DIRECTIVE: Leave out the pictures and reproduce all of the data exactly.

-- BEGIN ITEMS --

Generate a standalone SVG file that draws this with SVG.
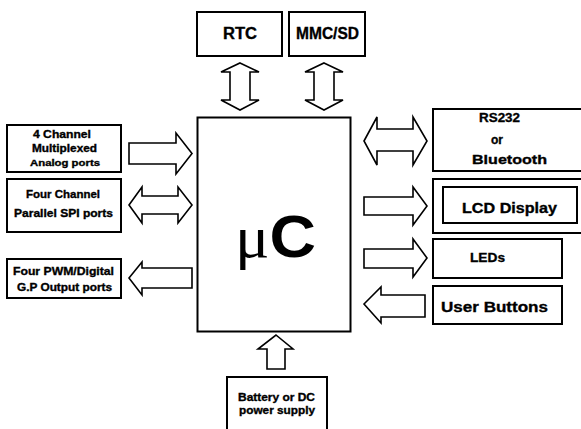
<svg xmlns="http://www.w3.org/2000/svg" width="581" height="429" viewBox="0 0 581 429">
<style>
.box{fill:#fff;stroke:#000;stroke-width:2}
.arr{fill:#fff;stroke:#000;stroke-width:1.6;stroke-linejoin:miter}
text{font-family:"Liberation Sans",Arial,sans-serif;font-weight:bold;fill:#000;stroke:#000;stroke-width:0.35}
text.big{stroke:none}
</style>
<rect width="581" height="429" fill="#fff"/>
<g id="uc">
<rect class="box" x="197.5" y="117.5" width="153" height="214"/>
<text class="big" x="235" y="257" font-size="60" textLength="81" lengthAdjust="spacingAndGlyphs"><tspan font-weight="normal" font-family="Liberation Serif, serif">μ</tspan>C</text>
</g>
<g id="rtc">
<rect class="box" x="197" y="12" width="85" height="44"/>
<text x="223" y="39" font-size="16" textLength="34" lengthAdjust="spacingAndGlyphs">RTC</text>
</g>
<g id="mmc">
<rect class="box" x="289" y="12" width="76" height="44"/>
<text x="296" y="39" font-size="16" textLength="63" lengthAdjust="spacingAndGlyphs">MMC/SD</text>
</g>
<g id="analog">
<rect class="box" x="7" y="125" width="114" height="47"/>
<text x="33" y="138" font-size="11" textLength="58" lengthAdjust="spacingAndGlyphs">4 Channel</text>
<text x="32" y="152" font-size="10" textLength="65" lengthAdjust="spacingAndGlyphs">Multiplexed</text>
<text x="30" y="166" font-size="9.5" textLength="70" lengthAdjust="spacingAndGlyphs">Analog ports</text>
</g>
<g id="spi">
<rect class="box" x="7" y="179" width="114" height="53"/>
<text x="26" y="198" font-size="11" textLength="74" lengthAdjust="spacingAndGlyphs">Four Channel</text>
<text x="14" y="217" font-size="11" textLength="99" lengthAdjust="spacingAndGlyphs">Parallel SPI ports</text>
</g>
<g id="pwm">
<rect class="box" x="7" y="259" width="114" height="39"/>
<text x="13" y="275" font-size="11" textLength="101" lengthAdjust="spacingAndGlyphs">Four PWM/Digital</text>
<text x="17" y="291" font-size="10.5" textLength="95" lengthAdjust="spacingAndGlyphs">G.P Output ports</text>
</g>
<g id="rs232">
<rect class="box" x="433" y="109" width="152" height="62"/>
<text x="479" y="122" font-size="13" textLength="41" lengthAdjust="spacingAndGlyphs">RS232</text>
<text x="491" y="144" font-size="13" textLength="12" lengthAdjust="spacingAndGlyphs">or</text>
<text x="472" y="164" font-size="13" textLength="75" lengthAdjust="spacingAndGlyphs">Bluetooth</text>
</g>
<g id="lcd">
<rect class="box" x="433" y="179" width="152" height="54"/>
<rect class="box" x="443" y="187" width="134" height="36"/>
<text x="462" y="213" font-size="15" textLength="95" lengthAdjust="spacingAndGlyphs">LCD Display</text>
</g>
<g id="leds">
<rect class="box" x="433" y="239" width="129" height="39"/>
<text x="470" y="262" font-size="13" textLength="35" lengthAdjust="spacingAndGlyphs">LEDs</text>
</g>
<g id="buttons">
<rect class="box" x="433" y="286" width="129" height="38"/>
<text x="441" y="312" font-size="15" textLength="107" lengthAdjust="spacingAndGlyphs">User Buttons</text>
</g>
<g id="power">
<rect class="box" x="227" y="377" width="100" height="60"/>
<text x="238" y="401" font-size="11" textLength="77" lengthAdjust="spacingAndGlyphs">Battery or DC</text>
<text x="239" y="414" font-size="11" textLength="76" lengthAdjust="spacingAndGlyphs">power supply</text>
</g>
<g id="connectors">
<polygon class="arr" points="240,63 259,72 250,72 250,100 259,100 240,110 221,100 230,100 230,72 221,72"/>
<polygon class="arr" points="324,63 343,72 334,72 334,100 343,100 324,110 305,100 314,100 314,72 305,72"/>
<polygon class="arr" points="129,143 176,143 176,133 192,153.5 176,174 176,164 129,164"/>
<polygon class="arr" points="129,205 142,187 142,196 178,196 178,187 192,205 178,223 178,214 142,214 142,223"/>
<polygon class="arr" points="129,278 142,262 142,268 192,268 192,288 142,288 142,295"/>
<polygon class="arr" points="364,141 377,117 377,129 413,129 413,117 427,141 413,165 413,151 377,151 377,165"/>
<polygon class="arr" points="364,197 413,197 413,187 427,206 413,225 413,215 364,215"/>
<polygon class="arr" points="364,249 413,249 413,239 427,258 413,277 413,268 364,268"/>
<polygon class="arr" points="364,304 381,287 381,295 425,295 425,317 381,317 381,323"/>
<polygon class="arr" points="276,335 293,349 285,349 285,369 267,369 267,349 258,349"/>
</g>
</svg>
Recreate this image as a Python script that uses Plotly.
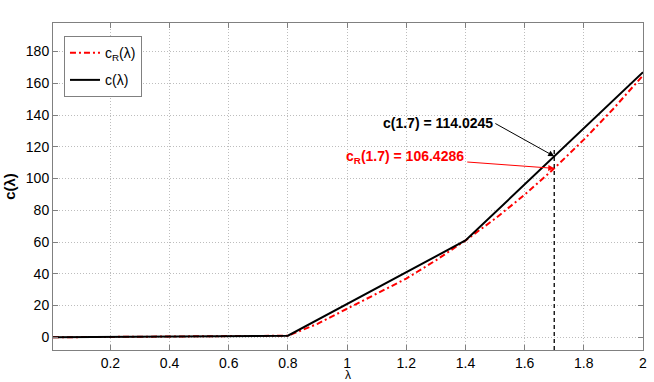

-- END ITEMS --

THE OUTPUT:
Generate a standalone SVG file that draws this with SVG.
<svg xmlns="http://www.w3.org/2000/svg" width="581" height="429" viewBox="0 0 581 429">
<style>
.box{fill:#fff;stroke:#000;stroke-width:2}
.arr{fill:#fff;stroke:#000;stroke-width:1.6;stroke-linejoin:miter}
text{font-family:"Liberation Sans",Arial,sans-serif;font-weight:bold;fill:#000;stroke:#000;stroke-width:0.35}
text.big{stroke:none}
</style>
<rect width="581" height="429" fill="#fff"/>
<g id="uc">
<rect class="box" x="197.5" y="117.5" width="153" height="214"/>
<text class="big" x="235" y="257" font-size="60" textLength="81" lengthAdjust="spacingAndGlyphs"><tspan font-weight="normal" font-family="Liberation Serif, serif">μ</tspan>C</text>
</g>
<g id="rtc">
<rect class="box" x="197" y="12" width="85" height="44"/>
<text x="223" y="39" font-size="16" textLength="34" lengthAdjust="spacingAndGlyphs">RTC</text>
</g>
<g id="mmc">
<rect class="box" x="289" y="12" width="76" height="44"/>
<text x="296" y="39" font-size="16" textLength="63" lengthAdjust="spacingAndGlyphs">MMC/SD</text>
</g>
<g id="analog">
<rect class="box" x="7" y="125" width="114" height="47"/>
<text x="33" y="138" font-size="11" textLength="58" lengthAdjust="spacingAndGlyphs">4 Channel</text>
<text x="32" y="152" font-size="10" textLength="65" lengthAdjust="spacingAndGlyphs">Multiplexed</text>
<text x="30" y="166" font-size="9.5" textLength="70" lengthAdjust="spacingAndGlyphs">Analog ports</text>
</g>
<g id="spi">
<rect class="box" x="7" y="179" width="114" height="53"/>
<text x="26" y="198" font-size="11" textLength="74" lengthAdjust="spacingAndGlyphs">Four Channel</text>
<text x="14" y="217" font-size="11" textLength="99" lengthAdjust="spacingAndGlyphs">Parallel SPI ports</text>
</g>
<g id="pwm">
<rect class="box" x="7" y="259" width="114" height="39"/>
<text x="13" y="275" font-size="11" textLength="101" lengthAdjust="spacingAndGlyphs">Four PWM/Digital</text>
<text x="17" y="291" font-size="10.5" textLength="95" lengthAdjust="spacingAndGlyphs">G.P Output ports</text>
</g>
<g id="rs232">
<rect class="box" x="433" y="109" width="152" height="62"/>
<text x="479" y="122" font-size="13" textLength="41" lengthAdjust="spacingAndGlyphs">RS232</text>
<text x="491" y="144" font-size="13" textLength="12" lengthAdjust="spacingAndGlyphs">or</text>
<text x="472" y="164" font-size="13" textLength="75" lengthAdjust="spacingAndGlyphs">Bluetooth</text>
</g>
<g id="lcd">
<rect class="box" x="433" y="179" width="152" height="54"/>
<rect class="box" x="443" y="187" width="134" height="36"/>
<text x="462" y="213" font-size="15" textLength="95" lengthAdjust="spacingAndGlyphs">LCD Display</text>
</g>
<g id="leds">
<rect class="box" x="433" y="239" width="129" height="39"/>
<text x="470" y="262" font-size="13" textLength="35" lengthAdjust="spacingAndGlyphs">LEDs</text>
</g>
<g id="buttons">
<rect class="box" x="433" y="286" width="129" height="38"/>
<text x="441" y="312" font-size="15" textLength="107" lengthAdjust="spacingAndGlyphs">User Buttons</text>
</g>
<g id="power">
<rect class="box" x="227" y="377" width="100" height="60"/>
<text x="238" y="401" font-size="11" textLength="77" lengthAdjust="spacingAndGlyphs">Battery or DC</text>
<text x="239" y="414" font-size="11" textLength="76" lengthAdjust="spacingAndGlyphs">power supply</text>
</g>
<g id="connectors">
<polygon class="arr" points="240,63 259,72 250,72 250,100 259,100 240,110 221,100 230,100 230,72 221,72"/>
<polygon class="arr" points="324,63 343,72 334,72 334,100 343,100 324,110 305,100 314,100 314,72 305,72"/>
<polygon class="arr" points="129,143 176,143 176,133 192,153.5 176,174 176,164 129,164"/>
<polygon class="arr" points="129,205 142,187 142,196 178,196 178,187 192,205 178,223 178,214 142,214 142,223"/>
<polygon class="arr" points="129,278 142,262 142,268 192,268 192,288 142,288 142,295"/>
<polygon class="arr" points="364,141 377,117 377,129 413,129 413,117 427,141 413,165 413,151 377,151 377,165"/>
<polygon class="arr" points="364,197 413,197 413,187 427,206 413,225 413,215 364,215"/>
<polygon class="arr" points="364,249 413,249 413,239 427,258 413,277 413,268 364,268"/>
<polygon class="arr" points="364,304 381,287 381,295 425,295 425,317 381,317 381,323"/>
<polygon class="arr" points="276,335 293,349 285,349 285,369 267,369 267,349 258,349"/>
</g>
</svg>
Recreate this image as a Python script that uses Plotly.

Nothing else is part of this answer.